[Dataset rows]
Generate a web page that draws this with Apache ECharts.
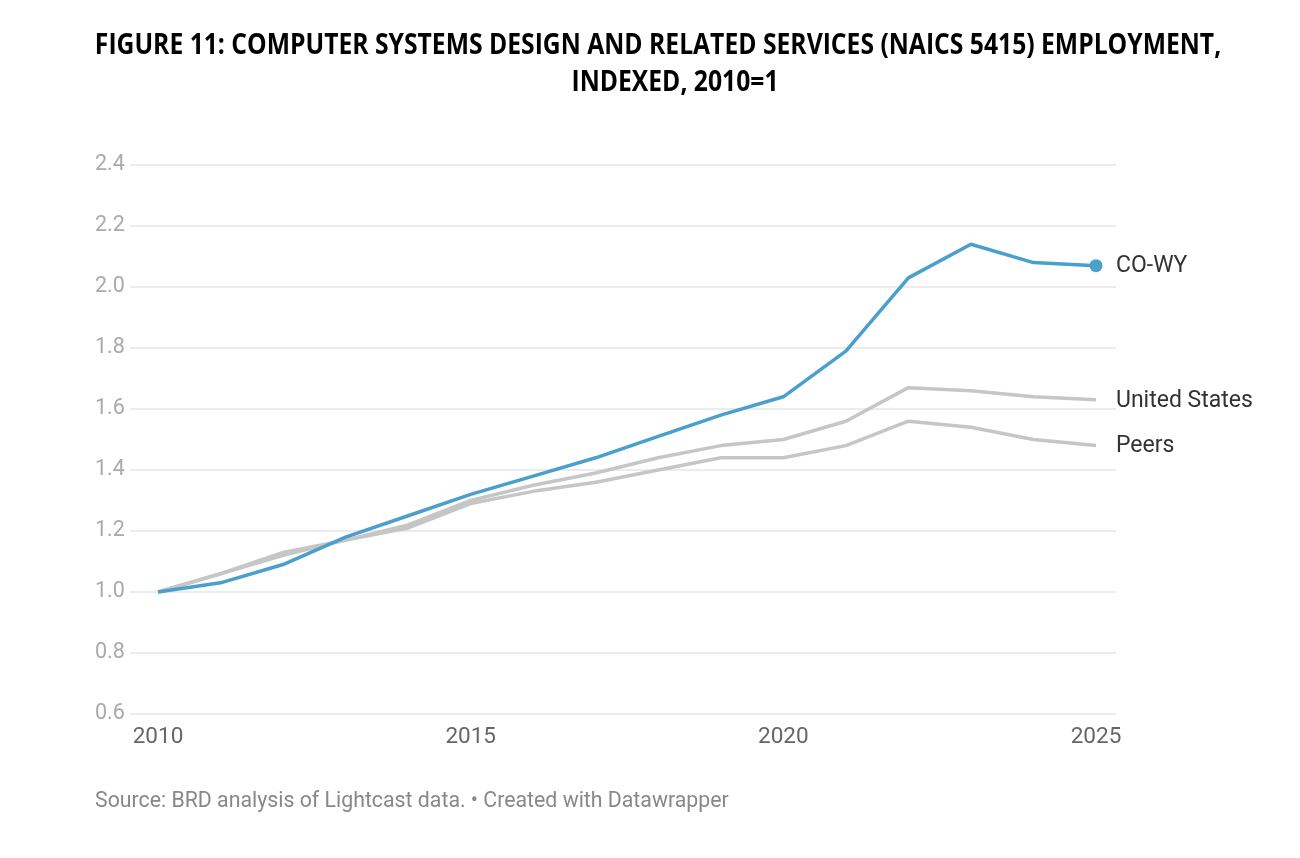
<!DOCTYPE html>
<html>
<head>
<meta charset="utf-8">
<script src="https://cdn.jsdelivr.net/npm/echarts@6/dist/echarts.min.js"></script>
<style>
  html, body { margin: 0; padding: 0; background: #fff; }
  #chart { width: 1300px; height: 858px; }
</style>
</head>
<body>
<div id="chart"></div>
<script>
// 数据
const years = [2010, 2011, 2012, 2013, 2014, 2015, 2016, 2017, 2018, 2019, 2020, 2021, 2022, 2023, 2024, 2025]
const coWy = [1.00, 1.03, 1.09, 1.18, 1.25, 1.32, 1.38, 1.44, 1.51, 1.58, 1.64, 1.79, 2.03, 2.14, 2.08, 2.07]
const unitedStates = [1.00, 1.06, 1.13, 1.17, 1.22, 1.30, 1.35, 1.39, 1.44, 1.48, 1.50, 1.56, 1.67, 1.66, 1.64, 1.63]
const peers = [1.00, 1.06, 1.12, 1.17, 1.21, 1.29, 1.33, 1.36, 1.40, 1.44, 1.44, 1.48, 1.56, 1.54, 1.50, 1.48]
const xTicks = [2010, 2015, 2020, 2025]

const pairs = arr => arr.map((v, i) => [years[i], v])
const lastIdx = years.length - 1

let chart = echarts.init(document.getElementById('chart'))

const endLabel = {
    show: true,
    formatter: '{a}',
    color: '#333',
    fontFamily: 'Roboto',
    fontSize: 23,
    distance: 20,
    offset: [0, 1]
}

const titleStyle = {
    fill: '#000',
    fontFamily: 'Open Sans',
    fontWeight: 'bold',
    fontSize: 24.7,
    textAlign: 'center',
    textVerticalAlign: 'middle'
}

const option = {
    animation: false,
    graphic: [
        {
            type: 'text',
            x: 658,
            y: 46,
            scaleY: 1.18,
            style: Object.assign({text: 'FIGURE 11: COMPUTER SYSTEMS DESIGN AND RELATED SERVICES (NAICS 5415) EMPLOYMENT,'}, titleStyle)
        },
        {
            type: 'text',
            x: 675,
            y: 83,
            scaleY: 1.18,
            style: Object.assign({text: 'INDEXED, 2010=1'}, titleStyle)
        },
        {
            type: 'text',
            left: 95,
            top: 791,
            style: {
                text: 'Source: BRD analysis of Lightcast data. • Created with Datawrapper',
                fill: '#888',
                fontFamily: 'Roboto',
                fontSize: 21.3
            }
        }
    ],
    grid: [
        // 绘图区
        {left: 158, right: 204, top: 165, bottom: 144},
        // 网格线区（更宽）
        {left: 130, right: 184, top: 165, bottom: 144}
    ],
    xAxis: [
        {
            type: 'value',
            gridIndex: 0,
            min: 2010,
            max: 2025,
            interval: 5,
            splitLine: {show: false},
            axisLine: {show: false},
            axisTick: {show: false},
            axisLabel: {
                color: '#666',
                fontFamily: 'Roboto',
                fontSize: 22.5,
                margin: 12,
                formatter: v => xTicks.includes(v) ? String(v) : ''
            }
        },
        {
            type: 'value',
            gridIndex: 1,
            show: false,
            min: 0,
            max: 1
        }
    ],
    yAxis: [
        {
            type: 'value',
            gridIndex: 0,
            min: 0.6,
            max: 2.4,
            interval: 0.2,
            show: false
        },
        {
            type: 'value',
            gridIndex: 1,
            min: 0.6,
            max: 2.4,
            interval: 0.2,
            axisLine: {show: false},
            axisTick: {show: false},
            splitLine: {lineStyle: {color: '#e6e6e6', width: 1.5}},
            axisLabel: {
                color: '#aaa',
                fontFamily: 'Roboto',
                fontSize: 21.5,
                align: 'left',
                margin: 35,
                formatter: v => v.toFixed(1)
            }
        }
    ],
    series: [
        {
            name: 'Peers',
            type: 'line',
            data: pairs(peers),
            symbol: 'none',
            lineStyle: {color: '#c6c6c6', width: 3.5},
            itemStyle: {color: '#c6c6c6'},
            endLabel: endLabel,
            z: 2
        },
        {
            name: 'United States',
            type: 'line',
            data: pairs(unitedStates),
            symbol: 'none',
            lineStyle: {color: '#c6c6c6', width: 3.5},
            itemStyle: {color: '#c6c6c6'},
            endLabel: endLabel,
            z: 2
        },
        {
            name: 'CO-WY',
            type: 'line',
            data: pairs(coWy),
            symbol: 'circle',
            showSymbol: true,
            symbolSize: (v, p) => p.dataIndex === lastIdx ? 13 : 0,
            lineStyle: {color: '#4a9fcc', width: 3.5},
            itemStyle: {color: '#4a9fcc'},
            endLabel: endLabel,
            z: 3
        }
    ]
}
chart.setOption(option)
window.addEventListener('resize', () => {
    chart.resize()
})
</script>
</body>
</html>
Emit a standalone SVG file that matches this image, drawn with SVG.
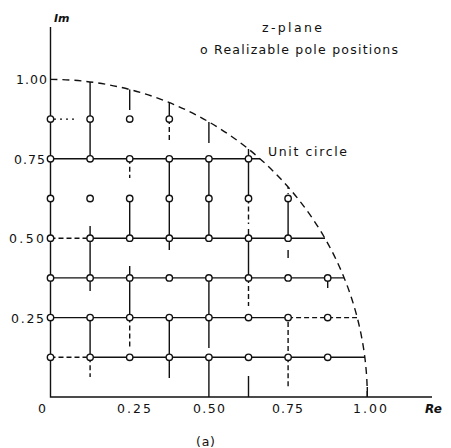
<svg xmlns="http://www.w3.org/2000/svg" width="451" height="448" viewBox="0 0 451 448">
<style>
.ln{stroke:#111;stroke-width:1.4;fill:none}
.ds{stroke:#111;stroke-width:1.4;fill:none;stroke-dasharray:5 3}
.dt{stroke:#111;stroke-width:1.3;fill:none;stroke-dasharray:2 4}
.uc{stroke:#111;stroke-width:1.4;fill:none;stroke-dasharray:7 5}
.p{fill:#fff;stroke:#111;stroke-width:1.4}
text{font-family:"DejaVu Sans","Liberation Sans",sans-serif;fill:#111}
.t{font-size:12.5px}
</style>
<rect width="451" height="448" fill="#fff"/>
<g id="connectors">
<path id="axes" class="ln" d="M50.5,27V397H432"/>
<path id="unit-circle" class="uc" d="M50.5,79.4A316.8,317.6 0 0 1 367.3,397"/>
<path class="ln" d="M367.3,387V397"/>
<!-- horizontal grid lines -->
<path class="dt" d="M54,119.1H76"/>
<path class="ln" d="M50.5,158.8H260"/>
<path class="ds" d="M50.5,238.2H90.1"/>
<path class="ln" d="M90.1,238.2H325"/>
<path class="ln" d="M50.5,277.9H344"/>
<path class="ln" d="M50.5,317.6H288.1"/>
<path class="ds" d="M288.1,317.6H357"/>
<path class="ds" d="M50.5,357.3H90.1"/>
<path class="ln" d="M90.1,357.3H365"/>
<!-- vertical grid lines -->
<path class="ln" d="M90.1,82V158.8M90.1,226V238.2M90.1,238.2V277.9M90.1,277.9V291M90.1,317.6V357.3"/>
<path class="ds" d="M90.1,357.3V377"/>
<path class="ln" d="M129.7,89.5V110M129.7,198.5V238.2M129.7,266V277.9M129.7,277.9V317.6"/>
<path class="ds" d="M129.7,158.8V178M129.7,317.6V347"/>
<path class="ln" d="M169.3,102.6V119.1M169.3,158.8V238.2M169.3,238.2V250M169.3,317.6V378"/>
<path class="ds" d="M169.3,119.1V142"/>
<path class="ln" d="M208.9,122V143M208.9,158.8V238.2M208.9,277.9V348M208.9,357.3V397"/>
<path class="ln" d="M248.5,149V198.5M248.5,229V277.9M248.5,376V397"/>
<path class="ds" d="M248.5,198.5V224M248.5,277.9V306"/>
<path class="ln" d="M288.1,198.5V238.2M288.1,250V258"/>
<path class="dt" d="M288.1,187V194"/>
<path class="ds" d="M288.1,322V357.3M288.1,357.3V387"/>
<path class="ln" d="M327.7,281V288"/>
</g>
<g id="poles">
<g id="row-0875">
<circle class="p" cx="50.5" cy="119.1" r="3.2"/><circle class="p" cx="90.1" cy="119.1" r="3.2"/><circle class="p" cx="129.7" cy="119.1" r="3.2"/><circle class="p" cx="169.3" cy="119.1" r="3.2"/>
</g>
<g id="row-075">
<circle class="p" cx="50.5" cy="158.8" r="3.2"/><circle class="p" cx="90.1" cy="158.8" r="3.2"/><circle class="p" cx="129.7" cy="158.8" r="3.2"/><circle class="p" cx="169.3" cy="158.8" r="3.2"/><circle class="p" cx="208.9" cy="158.8" r="3.2"/><circle class="p" cx="248.5" cy="158.8" r="3.2"/>
</g>
<g id="row-0625">
<circle class="p" cx="50.5" cy="198.5" r="3.2"/><circle class="p" cx="90.1" cy="198.5" r="3.2"/><circle class="p" cx="129.7" cy="198.5" r="3.2"/><circle class="p" cx="169.3" cy="198.5" r="3.2"/><circle class="p" cx="208.9" cy="198.5" r="3.2"/><circle class="p" cx="248.5" cy="198.5" r="3.2"/><circle class="p" cx="288.1" cy="198.5" r="3.2"/>
</g>
<g id="row-050">
<circle class="p" cx="50.5" cy="238.2" r="3.2"/><circle class="p" cx="90.1" cy="238.2" r="3.2"/><circle class="p" cx="129.7" cy="238.2" r="3.2"/><circle class="p" cx="169.3" cy="238.2" r="3.2"/><circle class="p" cx="208.9" cy="238.2" r="3.2"/><circle class="p" cx="248.5" cy="238.2" r="3.2"/><circle class="p" cx="288.1" cy="238.2" r="3.2"/>
</g>
<g id="row-0375">
<circle class="p" cx="50.5" cy="277.9" r="3.2"/><circle class="p" cx="90.1" cy="277.9" r="3.2"/><circle class="p" cx="129.7" cy="277.9" r="3.2"/><circle class="p" cx="169.3" cy="277.9" r="3.2"/><circle class="p" cx="208.9" cy="277.9" r="3.2"/><circle class="p" cx="248.5" cy="277.9" r="3.2"/><circle class="p" cx="288.1" cy="277.9" r="3.2"/><circle class="p" cx="327.7" cy="277.9" r="3.2"/>
</g>
<g id="row-025">
<circle class="p" cx="50.5" cy="317.6" r="3.2"/><circle class="p" cx="90.1" cy="317.6" r="3.2"/><circle class="p" cx="129.7" cy="317.6" r="3.2"/><circle class="p" cx="169.3" cy="317.6" r="3.2"/><circle class="p" cx="208.9" cy="317.6" r="3.2"/><circle class="p" cx="248.5" cy="317.6" r="3.2"/><circle class="p" cx="288.1" cy="317.6" r="3.2"/><circle class="p" cx="327.7" cy="317.6" r="3.2"/>
</g>
<g id="row-0125">
<circle class="p" cx="50.5" cy="357.3" r="3.2"/><circle class="p" cx="90.1" cy="357.3" r="3.2"/><circle class="p" cx="129.7" cy="357.3" r="3.2"/><circle class="p" cx="169.3" cy="357.3" r="3.2"/><circle class="p" cx="208.9" cy="357.3" r="3.2"/><circle class="p" cx="248.5" cy="357.3" r="3.2"/><circle class="p" cx="288.1" cy="357.3" r="3.2"/><circle class="p" cx="327.7" cy="357.3" r="3.2"/>
</g>
</g>
<g id="labels">
<text x="54" y="22" font-size="11" font-style="italic" font-weight="bold">Im</text>
<text class="t" x="16" y="84" textLength="31" lengthAdjust="spacing">1.00</text>
<text class="t" x="14" y="164" textLength="31" lengthAdjust="spacing">0.75</text>
<text class="t" x="9" y="243" textLength="35" lengthAdjust="spacing">0.50</text>
<text class="t" x="11" y="323" textLength="33" lengthAdjust="spacing">0.25</text>
<text class="t" x="38" y="413">0</text>
<text class="t" x="117" y="413" textLength="34" lengthAdjust="spacing">0.25</text>
<text class="t" x="193" y="413" textLength="32" lengthAdjust="spacing">0.50</text>
<text class="t" x="272" y="413" textLength="31" lengthAdjust="spacing">0.75</text>
<text class="t" x="353" y="413" textLength="34" lengthAdjust="spacing">1.00</text>
<text x="425" y="413" font-size="12" font-style="italic" font-weight="bold">Re</text>
<text class="t" x="196" y="446" textLength="19" lengthAdjust="spacing">(a)</text>
<text class="t" x="268" y="156" textLength="79" lengthAdjust="spacing">Unit circle</text>
<text class="t" x="262" y="32" textLength="60" lengthAdjust="spacing">z-plane</text>
<text class="t" x="200" y="54" textLength="198" lengthAdjust="spacing">o Realizable pole positions</text>
</g>
</svg>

**REQUIRED WORK:**
Can the lines from the start of the records through the line with "const xTicks = [2010, 2015, 2020, 2025]" be given again exactly, with the pictures left out?

**TASK RESPONSE:**
Generate a web page that draws this with Apache ECharts.
<!DOCTYPE html>
<html>
<head>
<meta charset="utf-8">
<script src="https://cdn.jsdelivr.net/npm/echarts@6/dist/echarts.min.js"></script>
<style>
  html, body { margin: 0; padding: 0; background: #fff; }
  #chart { width: 1300px; height: 858px; }
</style>
</head>
<body>
<div id="chart"></div>
<script>
// 数据
const years = [2010, 2011, 2012, 2013, 2014, 2015, 2016, 2017, 2018, 2019, 2020, 2021, 2022, 2023, 2024, 2025]
const coWy = [1.00, 1.03, 1.09, 1.18, 1.25, 1.32, 1.38, 1.44, 1.51, 1.58, 1.64, 1.79, 2.03, 2.14, 2.08, 2.07]
const unitedStates = [1.00, 1.06, 1.13, 1.17, 1.22, 1.30, 1.35, 1.39, 1.44, 1.48, 1.50, 1.56, 1.67, 1.66, 1.64, 1.63]
const peers = [1.00, 1.06, 1.12, 1.17, 1.21, 1.29, 1.33, 1.36, 1.40, 1.44, 1.44, 1.48, 1.56, 1.54, 1.50, 1.48]
const xTicks = [2010, 2015, 2020, 2025]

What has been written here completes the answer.